I’m probably not ready for my close-up.

But I’m a writer.

french people tell me what to do

If I wrote my own version of Rebecca Solnit’s “Men Explain Things to Me,” it would be called “French People Tell Me What to Do.”

That’s what a lot of my life here is, saying okay when I’m not sure that it is, taking someone’s word for it because I certainly don’t know enough to argue with them. I thought it was due to the language barrier–the solid brick wall between what I meant and what I could express–but when I achieved fluency it just kept happening.

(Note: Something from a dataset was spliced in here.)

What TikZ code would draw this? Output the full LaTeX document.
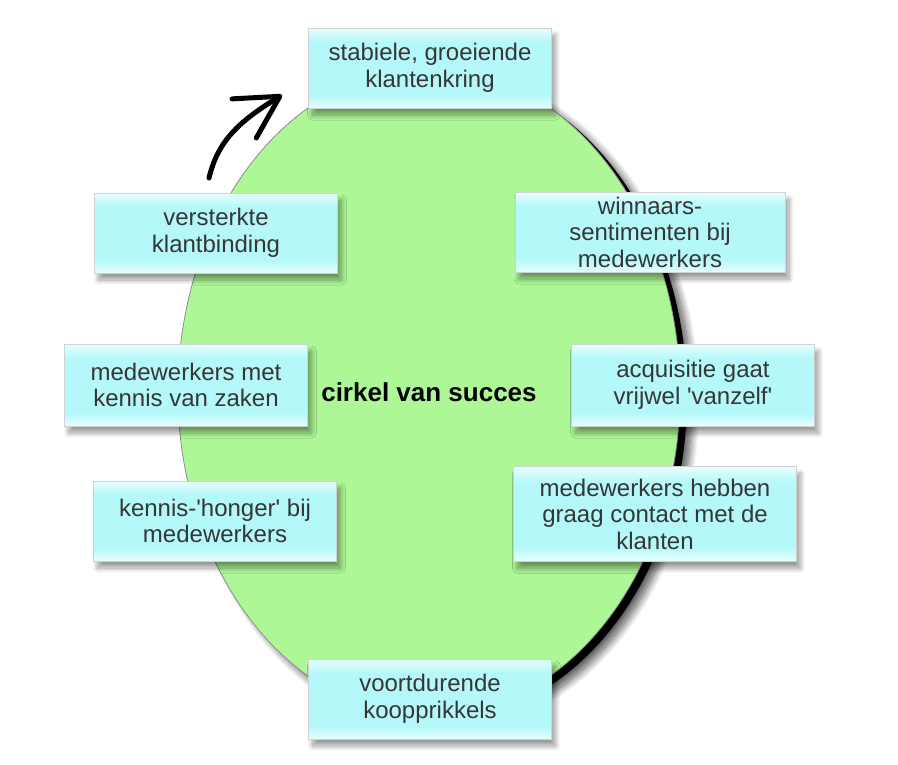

It’s not the French language, then, but the French way of life: something much harder to study. It’s sneaky and subtle. Some days I’m nostalgic for the early days of learning, the black-and-white satisfaction of memorizing vocabulary lists for Madame Wetzel: amener, appeler, arroser. 

In my French life, there is almost always a slight sense of bouleversement–disruption–the feeling that I don’t quite know what’s going on at any given time. All the yawning aspects of daily life have been shifted, a bit like that prank where you move every piece of someone’s furniture five inches to the right. I am the one pranked: I don’t notice when I walk into the room, but am surely going to stub my toe.

Being a foreigner makes me conscious of things I rarely consider in the States, like how I’m essentially at the mercy of so many strangers every single day. If they tell me to wait, I wait. Sign here? I do. That’ll be 36 euros? Let me get my card. As I organize a new bank account, long-stay work visa, and phone plan, I feel dangerously vulnerable, like this can’t possibly work out and I’m going to get scammed. Somehow it does, though, giving me a thrill like I’m cheating the system. How is this underprepared American doing it? Your guess is as good as mine.

Despite little successes, what I can accomplish here in a day doesn’t come close to my productivity at home. There, I expect to walk into the bank, post office, restaurant, gas station, library…and leave with what I came for. Check.

Here, I don’t count on that. Half the battle is finding the business open (and not on a surprise holiday or vacation or two-hour lunch break). Here, I have to remember that the bus still runs at 7pm–but only halfway through the normal route, so I might be forced to disembark in the middle of nowhere. That of course I can’t pay by card. That wifi is a luxury and that, even in a train station, I might need a euro handy to pay to use the bathroom.

The little inconveniences happen every day: not enough to really dampen my spirits, but just enough to keep me on my (stubbed) toes.

Even today, I was ready for a full day of writing in a café. I had errands to run, a bag for my groceries, a fully-charged computer, comfortable heels. But the bus didn’t come. A little old lady walking a little old dog asked me what I was doing: don’t you know it’s la Toussaint, mademoiselle? In other words, everything is closed. Of course I didn’t know about it. But now that my successes are slowly outweighing my French failures, this kind of thing just makes me laugh (and hope there’s enough food in the pantry for dinner).

I’m a spontaneous procrastinator who lives for last-minute decisions: to the bar! to the gym! to the store! to Bordeaux! and what I’m discovering is that being here cramps my style because it’s just not the way things are done.

Paradoxical France, the country of the romantic yet stubbornly practical. The concept of a “dream job” does not come from this nation.

I grew up hearing American Girl, 90s girl-power wishes: “Be YOU! Follow your dreams! You miss 100% of the shots you don’t take!”

I laugh imagining that here. “Follow your objectives,” is how I think it would translate, and that is not something you hear (all the better; what a lame motivational statement).

C’est pas possible seems the default for risky or creative endeavors.

I tell people I want to be a writer. I mention articles, books, magazines. I mention passion, figuring it out as I go along. In France, they look at me and squint. You mean you’re in journalism? 

This used to get on my nerves, but I’ve accepted that it’s just a different way of seeing the world, a way I appreciate but don’t fully accept. I’m thankful for my American upbringing, even with its flaws, its inaccurate food pyramid, its pie-in-the-sky-positivity. It’s made me just stubborn enough to wrestle with France.